* **What you need to do**: Each line in the material below, starting at the one with "Reproduce this chart with D3.js." and ending at the one with "0.0916, null, null, null];", is to be reproduced exactly; no picture is to be copied.

* **Listed entries**:
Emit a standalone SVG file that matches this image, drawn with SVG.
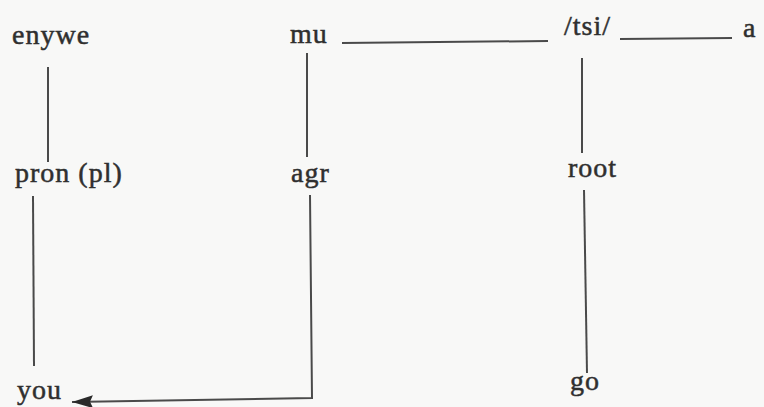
<svg xmlns="http://www.w3.org/2000/svg" width="764" height="407" viewBox="0 0 764 407">
  <style>
    .lbl { font-family: "Liberation Serif", "Times New Roman", serif; font-size: 28px; letter-spacing: 1px; fill: #2f2f2f; stroke: #2f2f2f; stroke-width: 0.5; }
    .ln { stroke: #4a4a4a; stroke-width: 2; fill: none; stroke-linecap: butt; }
  </style>
  <defs>
    <marker id="arrow" markerUnits="userSpaceOnUse" markerWidth="22" markerHeight="14" refX="21" refY="7" orient="auto">
      <path d="M0,0.5 L21,7 L0,13.5 L3,7 Z" fill="#2a2a2a"/>
    </marker>
  </defs>
  <rect width="764" height="407" fill="#f8f8f7"/>

  <g id="connectors">
    <!-- phonological string -->
    <line class="ln" x1="342" y1="43" x2="548" y2="41"/>
    <line class="ln" x1="620" y1="39" x2="732" y2="38"/>
    <!-- enywe column -->
    <line class="ln" x1="48" y1="67" x2="48" y2="162"/>
    <line class="ln" x1="33" y1="196" x2="34" y2="366"/>
    <!-- mu column and agreement link -->
    <line class="ln" x1="307" y1="53" x2="307" y2="157"/>
    <polyline class="ln" points="310,195 312,398 72,402" marker-end="url(#arrow)"/>
    <!-- tsi column -->
    <line class="ln" x1="582" y1="58" x2="582" y2="153"/>
    <line class="ln" x1="584" y1="190" x2="587" y2="373"/>
  </g>

  <g id="enywe"><text class="lbl" x="12" y="44">enywe</text></g>
  <g id="pron-pl"><text class="lbl" x="15" y="182">pron (pl)</text></g>
  <g id="you"><text class="lbl" x="17" y="399">you</text></g>
  <g id="mu"><text class="lbl" x="290" y="43">mu</text></g>
  <g id="agr"><text class="lbl" x="291" y="182">agr</text></g>
  <g id="tsi"><text class="lbl" x="564" y="35">/tsi/</text></g>
  <g id="a"><text class="lbl" x="743" y="37">a</text></g>
  <g id="root"><text class="lbl" x="568" y="177">root</text></g>
  <g id="go"><text class="lbl" x="570" y="390">go</text></g>
</svg>
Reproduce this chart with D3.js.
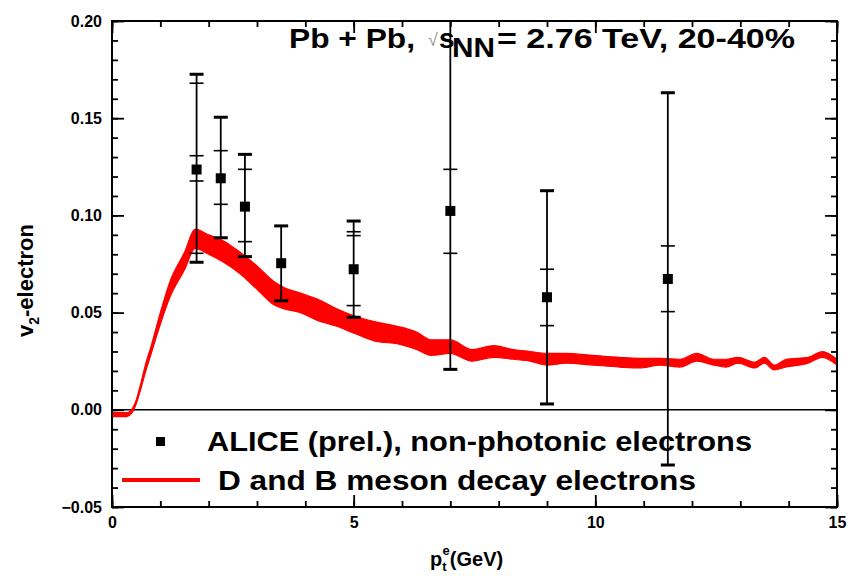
<!DOCTYPE html><meta charset="utf-8">
<html>
<head>
<title>v2 electrons</title>
<script src="https://cdn.jsdelivr.net/npm/d3@7"></script>
<style>
  body { margin: 0; background: #fff; }
  text { font-family: "Liberation Sans", Arial, sans-serif; font-weight: bold; }
</style>
</head>
<body>
<svg id="viz"></svg>
<script>
// ALICE (prel.) non-photonic electron v2, 20-40%
var ptX   = [1.75, 2.25, 2.75, 3.5, 5.0, 7.0, 9.0, 11.5];
var ptV2  = [0.1236, 0.1191, 0.1045, 0.0754, 0.0723, 0.1023, 0.0579, 0.0673];
// outer error bars (thick caps)
var errOutLo = [0.0759, 0.0885, 0.0788, 0.0561, 0.0476, 0.0208, 0.0030, -0.0284];
var errOutHi = [0.1726, 0.1505, 0.1314, 0.0946, 0.0971, 0.2150, 0.1127, 0.1631];
// inner error bars (thin caps)
var errInLo = [0.1177, 0.1057, 0.0865, null, 0.0536, 0.0805, 0.0433, 0.0505];
var errInHi = [0.1307, 0.1333, 0.1237, null, 0.0896, 0.1237, 0.0723, 0.0843];
// extra thin caps
var errMidLo = [0.0805, null, null, null, null, null, null, null];
var errMidHi = [0.1680, null, null, null, 0.0916, null, null, null];

// D and B meson decay electrons, band
var thX  = [0, 0.3, 0.4, 0.5, 0.6, 0.7, 0.8, 1.0, 1.2, 1.5, 1.72, 2.0, 2.3, 2.65, 3.0, 3.35, 3.55, 3.9, 4.25, 4.65, 5.05, 5.5, 5.9, 6.3, 6.6, 7.0, 7.45, 7.9, 8.3, 8.65, 9.0, 9.4, 9.95, 10.5, 10.9, 11.35, 11.75, 12.1, 12.45, 12.7, 12.95, 13.3, 13.5, 13.7, 13.95, 14.4, 14.7, 15.0];
var thLo = [-0.0035, -0.0035, -0.002, 0.003, 0.011, 0.020, 0.028, 0.044, 0.058, 0.072, 0.083, 0.080, 0.076, 0.070, 0.062, 0.054, 0.052, 0.050, 0.046, 0.043, 0.039, 0.035, 0.034, 0.031, 0.028, 0.029, 0.025, 0.027, 0.026, 0.025, 0.023, 0.024, 0.023, 0.022, 0.0215, 0.023, 0.022, 0.025, 0.023, 0.022, 0.024, 0.0215, 0.024, 0.0205, 0.022, 0.024, 0.027, 0.023];
var thHi = [-0.0015, -0.0015, 0.000, 0.005, 0.014, 0.024, 0.032, 0.050, 0.066, 0.081, 0.093, 0.090, 0.087, 0.081, 0.074, 0.066, 0.063, 0.060, 0.057, 0.052, 0.048, 0.045, 0.043, 0.040, 0.036, 0.036, 0.031, 0.033, 0.031, 0.030, 0.029, 0.029, 0.028, 0.027, 0.0265, 0.0265, 0.026, 0.029, 0.026, 0.026, 0.027, 0.0245, 0.027, 0.023, 0.026, 0.027, 0.030, 0.026];

var xTicks = [0, 5, 10, 15];
var yTicks = [-0.05, 0.00, 0.05, 0.10, 0.15, 0.20];
var legendLabels = ["ALICE (prel.), non-photonic electrons", "D and B meson decay electrons"];

var width = 851, height = 582;
var pLeft = 112, pRight = 837, pTop = 21, pBottom = 507;

var svg = d3.select("#viz").attr("width", width).attr("height", height);

var x = d3.scaleLinear().domain([0, 15]).range([pLeft, pRight]);
var y = d3.scaleLinear().domain([-0.05, 0.20]).range([pBottom, pTop]);

svg.append("defs").append("clipPath").attr("id", "plotclip")
    .append("rect").attr("x", pLeft).attr("y", pTop)
    .attr("width", pRight - pLeft).attr("height", pBottom - pTop);

var plot = svg.append("g").attr("clip-path", "url(#plotclip)");

// zero line
plot.append("line")
    .attr("x1", pLeft).attr("x2", pRight)
    .attr("y1", y(0)).attr("y2", y(0))
    .attr("stroke", "#000").attr("stroke-width", 1.5);

// theory band
var band = d3.area()
    .x(function(d, i) { return x(thX[i]); })
    .y0(function(d, i) { return y(thLo[i]); })
    .y1(function(d, i) { return y(thHi[i]); })
    .curve(d3.curveMonotoneX);

plot.append("path")
    .datum(thX)
    .attr("d", band)
    .attr("fill", "#ff0000")
    .attr("stroke", "#ff0000")
    .attr("stroke-width", 1.2)
    .attr("stroke-linejoin", "round");

// data points with error bars
var pts = plot.append("g").selectAll("g")
    .data(ptX)
    .enter().append("g");

pts.append("line")
    .attr("x1", function(d) { return x(d); })
    .attr("x2", function(d) { return x(d); })
    .attr("y1", function(d, i) { return y(errOutLo[i]); })
    .attr("y2", function(d, i) { return y(errOutHi[i]); })
    .attr("stroke", "#000").attr("stroke-width", 1.8);

function caps(arr, w) {
    pts.filter(function(d, i) { return arr[i] != null; })
        .append("line")
        .attr("x1", function(d) { return x(d) - 7; })
        .attr("x2", function(d) { return x(d) + 7; })
        .attr("y1", function(d) { return y(arr[ptX.indexOf(d)]); })
        .attr("y2", function(d) { return y(arr[ptX.indexOf(d)]); })
        .attr("stroke", "#000").attr("stroke-width", w);
}
caps(errOutLo, 3);
caps(errOutHi, 3);
caps(errInLo, 1.6);
caps(errInHi, 1.6);
caps(errMidLo, 1.6);
caps(errMidHi, 1.6);

pts.append("rect")
    .attr("x", function(d) { return x(d) - 5; })
    .attr("y", function(d, i) { return y(ptV2[i]) - 5; })
    .attr("width", 10).attr("height", 10)
    .attr("fill", "#000");

// axes: ticks pointing inward, majors and minors
function styleAxis(g) {
    g.select(".domain").remove();
    g.selectAll(".tick line").attr("stroke", "#000").attr("stroke-width", 1.8);
    g.selectAll("text").attr("fill", "#000").attr("font-size", null)
        .style("font-size", "16px")
        .style("font-family", "'Liberation Sans', Arial, sans-serif").style("font-weight", "bold");
}

svg.append("g").attr("transform", "translate(0," + pBottom + ")")
    .call(d3.axisBottom(x).tickValues(xTicks).tickFormat(d3.format("d"))
        .tickSizeInner(-12).tickSizeOuter(0).tickPadding(10))
    .call(styleAxis);
svg.append("g").attr("transform", "translate(0," + pBottom + ")")
    .call(d3.axisBottom(x).tickValues(d3.range(0, 16)).tickFormat("")
        .tickSizeInner(-6).tickSizeOuter(0))
    .call(styleAxis);
svg.append("g").attr("transform", "translate(0," + pTop + ")")
    .call(d3.axisTop(x).tickValues(xTicks).tickFormat("")
        .tickSizeInner(-12).tickSizeOuter(0))
    .call(styleAxis);
svg.append("g").attr("transform", "translate(0," + pTop + ")")
    .call(d3.axisTop(x).tickValues(d3.range(0, 16)).tickFormat("")
        .tickSizeInner(-6).tickSizeOuter(0))
    .call(styleAxis);

var yMinor = d3.range(-5, 21).map(function(k) { return k / 100; });
svg.append("g").attr("transform", "translate(" + pLeft + ",0)")
    .call(d3.axisLeft(y).tickValues(yTicks).tickFormat(d3.format(".2f"))
        .tickSizeInner(-12).tickSizeOuter(0).tickPadding(10))
    .call(styleAxis);
svg.append("g").attr("transform", "translate(" + pLeft + ",0)")
    .call(d3.axisLeft(y).tickValues(yMinor).tickFormat("")
        .tickSizeInner(-6).tickSizeOuter(0))
    .call(styleAxis);
svg.append("g").attr("transform", "translate(" + pRight + ",0)")
    .call(d3.axisRight(y).tickValues(yTicks).tickFormat("")
        .tickSizeInner(-12).tickSizeOuter(0))
    .call(styleAxis);
svg.append("g").attr("transform", "translate(" + pRight + ",0)")
    .call(d3.axisRight(y).tickValues(yMinor).tickFormat("")
        .tickSizeInner(-6).tickSizeOuter(0))
    .call(styleAxis);

// frame
svg.append("rect")
    .attr("x", pLeft).attr("y", pTop)
    .attr("width", pRight - pLeft).attr("height", pBottom - pTop)
    .attr("fill", "none").attr("stroke", "#000").attr("stroke-width", 2);

// title
var title = svg.append("g").style("font-size", "28px");
title.append("text").attr("x", 289).attr("y", 48)
    .attr("textLength", 126).attr("lengthAdjust", "spacingAndGlyphs").text("Pb + Pb,");
title.append("text").attr("x", 428).attr("y", 46)
    .style("font-size", "18px").style("font-weight", "normal").attr("fill", "#999").text("\u221A");
title.append("text").attr("x", 439).attr("y", 48).text("s");
title.append("text").attr("x", 452).attr("y", 57)
    .attr("textLength", 43).attr("lengthAdjust", "spacingAndGlyphs").text("NN");
title.append("text").attr("x", 497).attr("y", 48)
    .attr("textLength", 298).attr("lengthAdjust", "spacingAndGlyphs").text("= 2.76 TeV, 20-40%");

// legend
var leg = svg.append("g").style("font-size", "28px");
leg.append("rect").attr("x", 156).attr("y", 437).attr("width", 9).attr("height", 9).attr("fill", "#000");
leg.append("text").attr("x", 207).attr("y", 451)
    .attr("textLength", 545).attr("lengthAdjust", "spacingAndGlyphs").text(legendLabels[0]);
leg.append("line").attr("x1", 122).attr("x2", 200).attr("y1", 480).attr("y2", 480)
    .attr("stroke", "#ff0000").attr("stroke-width", 4);
leg.append("text").attr("x", 218).attr("y", 490)
    .attr("textLength", 478).attr("lengthAdjust", "spacingAndGlyphs").text(legendLabels[1]);

// axis titles
var xt = svg.append("text").attr("x", 430).attr("y", 566).style("font-size", "20px");
xt.append("tspan").text("p");
xt.append("tspan").attr("dy", 5).style("font-size", "13px").text("t");
xt.append("tspan").attr("dy", -16).attr("dx", -4).style("font-size", "13px").text("e");
xt.append("tspan").attr("dy", 11).text("(GeV)");

var yt = svg.append("text")
    .attr("transform", "translate(33,337) rotate(-90)")
    .style("font-size", "22px");
yt.append("tspan").text("v");
yt.append("tspan").attr("dy", 6).style("font-size", "14px").text("2");
yt.append("tspan").attr("dy", -6).text("-electron");
</script>
</body>
</html>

* **The output**:
Reproduce this chart with D3.js.
<!DOCTYPE html><meta charset="utf-8">
<html>
<head>
<title>v2 electrons</title>
<script src="https://cdn.jsdelivr.net/npm/d3@7"></script>
<style>
  body { margin: 0; background: #fff; }
  text { font-family: "Liberation Sans", Arial, sans-serif; font-weight: bold; }
</style>
</head>
<body>
<svg id="viz"></svg>
<script>
// ALICE (prel.) non-photonic electron v2, 20-40%
var ptX   = [1.75, 2.25, 2.75, 3.5, 5.0, 7.0, 9.0, 11.5];
var ptV2  = [0.1236, 0.1191, 0.1045, 0.0754, 0.0723, 0.1023, 0.0579, 0.0673];
// outer error bars (thick caps)
var errOutLo = [0.0759, 0.0885, 0.0788, 0.0561, 0.0476, 0.0208, 0.0030, -0.0284];
var errOutHi = [0.1726, 0.1505, 0.1314, 0.0946, 0.0971, 0.2150, 0.1127, 0.1631];
// inner error bars (thin caps)
var errInLo = [0.1177, 0.1057, 0.0865, null, 0.0536, 0.0805, 0.0433, 0.0505];
var errInHi = [0.1307, 0.1333, 0.1237, null, 0.0896, 0.1237, 0.0723, 0.0843];
// extra thin caps
var errMidLo = [0.0805, null, null, null, null, null, null, null];
var errMidHi = [0.1680, null, null, null, 0.0916, null, null, null];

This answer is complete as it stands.